The founding history is engraved above the western portal. Stefan, a son of the Grand Prince of ZetaVukan Nemanjić (r. 1190-1207), founded the monastery in 1252, possibly on his own lands (appanage).[1] The region was under the rule of the Nemanjić dynasty and the founder himself was grandson of Stefan Nemanja, father of the Serbian statehood.[1]
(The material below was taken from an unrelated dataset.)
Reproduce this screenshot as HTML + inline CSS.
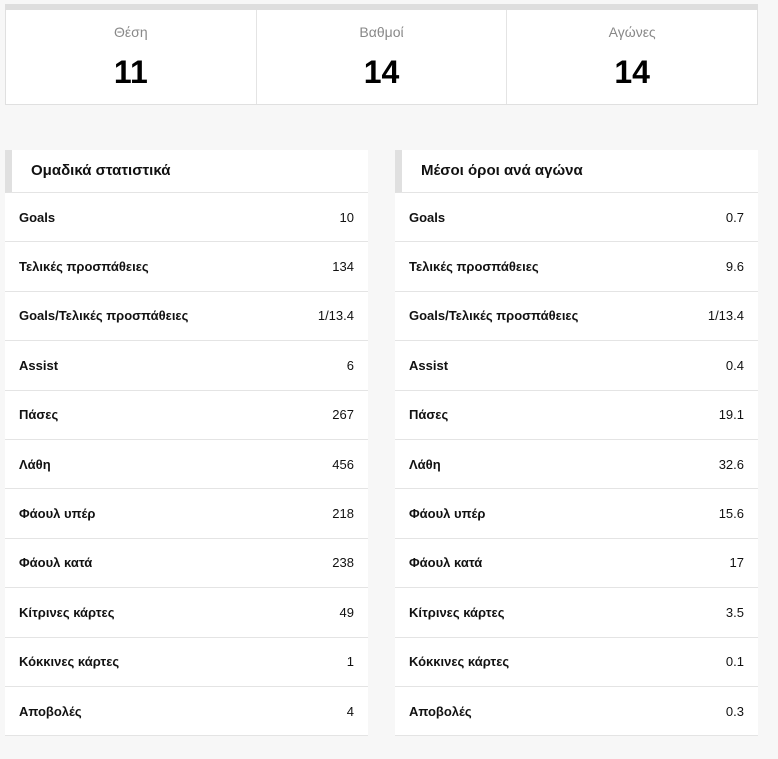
<!DOCTYPE html>
<html><head><meta charset="utf-8"><style>
*{margin:0;padding:0;box-sizing:border-box}
body{width:778px;height:759px;background:#f7f7f7;font-family:"Liberation Sans",sans-serif;position:relative;overflow:hidden}
.top{position:absolute;left:5px;top:4px;width:753px;height:6px;background:#dedede}
.box{position:absolute;left:5px;top:10px;width:753px;height:95px;background:#fff;border:1px solid #e0e0e0;border-top:none;display:flex}
.cell{flex:1;text-align:center;border-right:1px solid #e4e4e4}
.cell:last-child{border-right:none}
.lab{color:#888;font-size:14px;margin-top:14px;line-height:16px}
.val{font-size:32px;font-weight:bold;color:#000;margin-top:15px;line-height:34px}
.tbl{position:absolute;top:150px;width:363px;background:#fff}
.hd{height:43px;border-left:7px solid #e0e0e0;border-bottom:1px solid #e4e4e4;font-weight:bold;font-size:15px;line-height:42px;padding-left:19px;color:#111}
.row{height:49.4px;border-bottom:1px solid #e4e4e4;display:flex;justify-content:space-between;align-items:center;padding:0 14px 0 14px;font-size:13px;color:#111}
.row b{font-weight:bold}
</style></head><body>
<div class="top"></div>
<div class="box">
<div class="cell"><div class="lab">Θέση</div><div class="val">11</div></div>
<div class="cell"><div class="lab">Βαθμοί</div><div class="val">14</div></div>
<div class="cell"><div class="lab">Αγώνες</div><div class="val">14</div></div>
</div>
<div class="tbl" style="left:5px">
<div class="hd">Ομαδικά στατιστικά</div>
<div class="row"><b>Goals</b><span>10</span></div>
<div class="row"><b>Τελικές προσπάθειες</b><span>134</span></div>
<div class="row"><b>Goals/Τελικές προσπάθειες</b><span>1/13.4</span></div>
<div class="row"><b>Assist</b><span>6</span></div>
<div class="row"><b>Πάσες</b><span>267</span></div>
<div class="row"><b>Λάθη</b><span>456</span></div>
<div class="row"><b>Φάουλ υπέρ</b><span>218</span></div>
<div class="row"><b>Φάουλ κατά</b><span>238</span></div>
<div class="row"><b>Κίτρινες κάρτες</b><span>49</span></div>
<div class="row"><b>Κόκκινες κάρτες</b><span>1</span></div>
<div class="row"><b>Αποβολές</b><span>4</span></div>
</div>
<div class="tbl" style="left:395px">
<div class="hd">Μέσοι όροι ανά αγώνα</div>
<div class="row"><b>Goals</b><span>0.7</span></div>
<div class="row"><b>Τελικές προσπάθειες</b><span>9.6</span></div>
<div class="row"><b>Goals/Τελικές προσπάθειες</b><span>1/13.4</span></div>
<div class="row"><b>Assist</b><span>0.4</span></div>
<div class="row"><b>Πάσες</b><span>19.1</span></div>
<div class="row"><b>Λάθη</b><span>32.6</span></div>
<div class="row"><b>Φάουλ υπέρ</b><span>15.6</span></div>
<div class="row"><b>Φάουλ κατά</b><span>17</span></div>
<div class="row"><b>Κίτρινες κάρτες</b><span>3.5</span></div>
<div class="row"><b>Κόκκινες κάρτες</b><span>0.1</span></div>
<div class="row"><b>Αποβολές</b><span>0.3</span></div>
</div>
</body></html>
The monastery was burned by the Ottomans for the first time in 1505, during a turbulent period of insurgency in Montenegro. The monks took shelter in Vasojevići. It was abandoned for the next seventy years. Thanks to a moderate political climate established by Sokollu Mehmed Pasha rebuilding started in 1574 and ended in 1580. Reconstruction itself was led by monks Tomo and Mojsije, and financially supported by the local population, especially knez Vukić Vučetić.[2]Vuk Stefanović Karadžić, great reformer of the Serbian language and collector of Serbian epic poems, recorded two poems regarding the Sack of Kolašin, in which in the beginning Novica Cerović and Serdar Milan drink wine together besides the white church in Morača.[3]
In July 1944, during World War II, a third session of the Yugoslav land assembly was held at the monastery, in which Montenegrin communists demanded that "the separate mention of the Bay of Kotor be excluded" (resulting in its incorporation into PR Montenegro).[4]
Architecture and art
The main sanctuary (katholikon) is a big one-nave church built in the Rascian style,[5] which developed from 1170 as first of three major artistic and architectural schools of medieval Serbia (also visible in Studenica, Mileševa, Sopoćani, Arilje and, as regards Montenegro, in Berane and Bijelo Polje).
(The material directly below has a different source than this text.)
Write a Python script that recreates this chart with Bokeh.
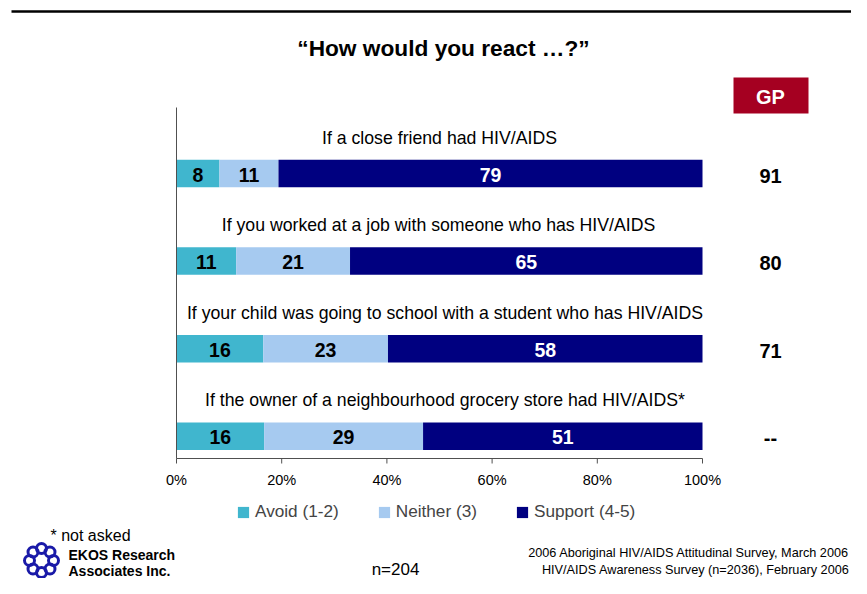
import numpy as np
from bokeh.plotting import figure
from bokeh.models import Range1d, Legend, LegendItem
from bokeh.core.properties import value
from bokeh.embed import file_html
from bokeh.resources import INLINE

# ---------------- data ----------------
title_text = "\u201cHow would you react \u2026?\u201d"
questions = [
    "If a close friend had HIV/AIDS",
    "If you worked at a job with someone who has HIV/AIDS",
    "If your child was going to school with a student who has HIV/AIDS",
    "If the owner of a neighbourhood grocery store had HIV/AIDS*",
]
series_names = ["Avoid (1-2)", "Neither (3)", "Support (4-5)"]
avoid = [8, 11, 16, 16]
neither = [11, 21, 23, 29]
support = [79, 65, 58, 51]
gp_values = ["91", "80", "71", "--"]
tick_values = [0, 20, 40, 60, 80, 100]
tick_labels = ["0%", "20%", "40%", "60%", "80%", "100%"]
series_colors = ["#40B6CE", "#A6CAF0", "#000080"]
label_colors = ["black", "black", "white"]

FONT_NAME = "Liberation Sans"
FONT = value(FONT_NAME)

# ---------------- layout (pixels) ----------------
W, H = 851, 578
X0, X100 = 176, 702          # pixel positions of 0% and 100%
ROW0, ROW_STEP = 173, 87.6   # pixel centre of first bar, spacing of bars
SX = (X100 - X0) / 100.0
question_px = [439, 438, 444.5, 444.5]   # horizontal centre of each question label


def xd(px):
    return (px - X0) / SX


def yd(py):
    return (py - ROW0) / ROW_STEP


p = figure(width=W, height=H, output_backend="svg", toolbar_location=None,
           x_range=Range1d(xd(0), xd(W)), y_range=Range1d(yd(H), yd(0)),
           x_axis_location=None, y_axis_location=None, min_border=0,
           title=None)
p.outline_line_color = None
p.xgrid.visible = False
p.ygrid.visible = False
p.background_fill_color = "white"
p.border_fill_color = "white"

rows = np.arange(len(questions))
vals = np.array([avoid, neither, support], dtype=float)
pct = vals / vals.sum(axis=0) * 100.0
rights = np.cumsum(pct, axis=0)
lefts = rights - pct

BAR_H = 27.5 / ROW_STEP
renderers = []
for i in range(3):
    r = p.hbar(y=rows, left=lefts[i], right=rights[i], height=BAR_H,
               fill_color=series_colors[i], line_color=None)
    renderers.append(r)
    p.text(x=(lefts[i] + rights[i]) / 2, y=rows + 1 / ROW_STEP,
           text=[str(v) for v in vals[i].astype(int)],
           text_color=label_colors[i], text_font=FONT, text_font_size="19.5px",
           text_font_style="bold", text_align="center", text_baseline="middle")

# question labels above bars
p.text(x=[xd(v) for v in question_px], y=rows - 36 / ROW_STEP, text=questions,
       text_color="black", text_font=FONT, text_font_size="17.7px",
       text_align="center", text_baseline="middle")

# axes (drawn in data coordinates)
AXIS_Y = yd(458)
AX_COL = "#505050"
p.segment(x0=[0], y0=[yd(107)], x1=[0], y1=[AXIS_Y], line_color=AX_COL, line_width=1)
p.segment(x0=[0], y0=[AXIS_Y], x1=[100], y1=[AXIS_Y], line_color=AX_COL, line_width=1)
p.segment(x0=tick_values, y0=[AXIS_Y] * 6, x1=tick_values, y1=[yd(463)] * 6,
          line_color=AX_COL, line_width=1)
p.text(x=tick_values, y=[yd(479)] * 6, text=tick_labels, text_color="black",
       text_font=FONT, text_font_size="14.5px", text_align="center",
       text_baseline="middle")

# top rule and title
p.segment(x0=[xd(11)], y0=[yd(11)], x1=[xd(W)], y1=[yd(11)], line_color="black", line_width=2.5)
p.text(x=[xd(443)], y=[yd(47)], text=[title_text], text_color="black",
       text_font=FONT, text_font_size="22.7px", text_font_style="bold",
       text_align="center", text_baseline="middle")

# GP column
p.quad(left=[xd(733)], right=[xd(808)], top=[yd(77)], bottom=[yd(113)],
       fill_color="#A50021", line_color=None)
p.text(x=[xd(770)], y=[yd(96)], text=["GP"], text_color="white", text_font=FONT,
       text_font_size="20px", text_font_style="bold", text_align="center",
       text_baseline="middle")
p.text(x=[xd(770)] * len(gp_values), y=rows + 2 / ROW_STEP, text=gp_values,
       text_color="black", text_font=FONT, text_font_size="20px",
       text_font_style="bold", text_align="center", text_baseline="middle")

# legend
legend = Legend(items=[LegendItem(label=n, renderers=[r]) for n, r in zip(series_names, renderers)],
                orientation="horizontal", location=(236, 56),
                glyph_width=14, glyph_height=14, label_standoff=5, spacing=38,
                padding=0, margin=0, border_line_color=None,
                background_fill_alpha=0, label_text_font=FONT_NAME,
                label_text_font_size="17.2px", label_height=16)
p.add_layout(legend)

# footer
p.text(x=[xd(50)], y=[yd(535)], text=["* not asked"], text_color="black",
       text_font=FONT, text_font_size="16px", text_align="left", text_baseline="middle")

# logo (ring of small rings)
ang = np.linspace(0, 2 * np.pi, 8, endpoint=False)
lx = [xd(41 + 12 * np.cos(a)) for a in ang]
ly = [yd(560 + 12 * np.sin(a)) for a in ang]
p.scatter(x=lx, y=ly, marker="circle", size=10, fill_alpha=0,
          line_color="#1A1AA8", line_width=3)

p.text(x=[xd(68)], y=[yd(554)], text=["EKOS Research"], text_color="black",
       text_font=FONT, text_font_size="14px", text_font_style="bold",
       text_align="left", text_baseline="middle")
p.text(x=[xd(68)], y=[yd(570)], text=["Associates Inc."], text_color="black",
       text_font=FONT, text_font_size="14px", text_font_style="bold",
       text_align="left", text_baseline="middle")
p.text(x=[xd(395)], y=[yd(569)], text=["n=204"], text_color="black",
       text_font=FONT, text_font_size="17px", text_align="center",
       text_baseline="middle")
p.text(x=[xd(849)] * 2, y=[yd(552), yd(569)],
       text=["2006 Aboriginal HIV/AIDS Attitudinal Survey, March 2006",
             "HIV/AIDS Awareness Survey (n=2036), February 2006"],
       text_color="black", text_font=FONT, text_font_size="12.7px",
       text_align="right", text_baseline="middle")

open("out.html", "w").write(file_html(p, INLINE))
The two main portals are in Romanesque style. The church is devoted to the Assumption of Mary, while a minor chapel is devoted to Saint Nicholas.
Besides architecture, frescoes are also of special importance. The oldest are eleven compositions representing the life of prophet Elias and date back to the 13th century. They show conservative traits, with late-Comnenian figure schemes and architectural motifs of heavy and solid blocks, similar in manner to the frescoes of Sopoćani (Serbia).[6] The others are less preserved and date back to the 16th century. Among them it is worth mentioning two notable Last Judgement depictions, a Paradise and the Bosom of Abraham and Satan on the Two-Headed Beast, both dated 1577-8.[7]
During the Ottoman annexation of the region in the first half of the 16th century, part of the original fresco cycle was damaged or lost.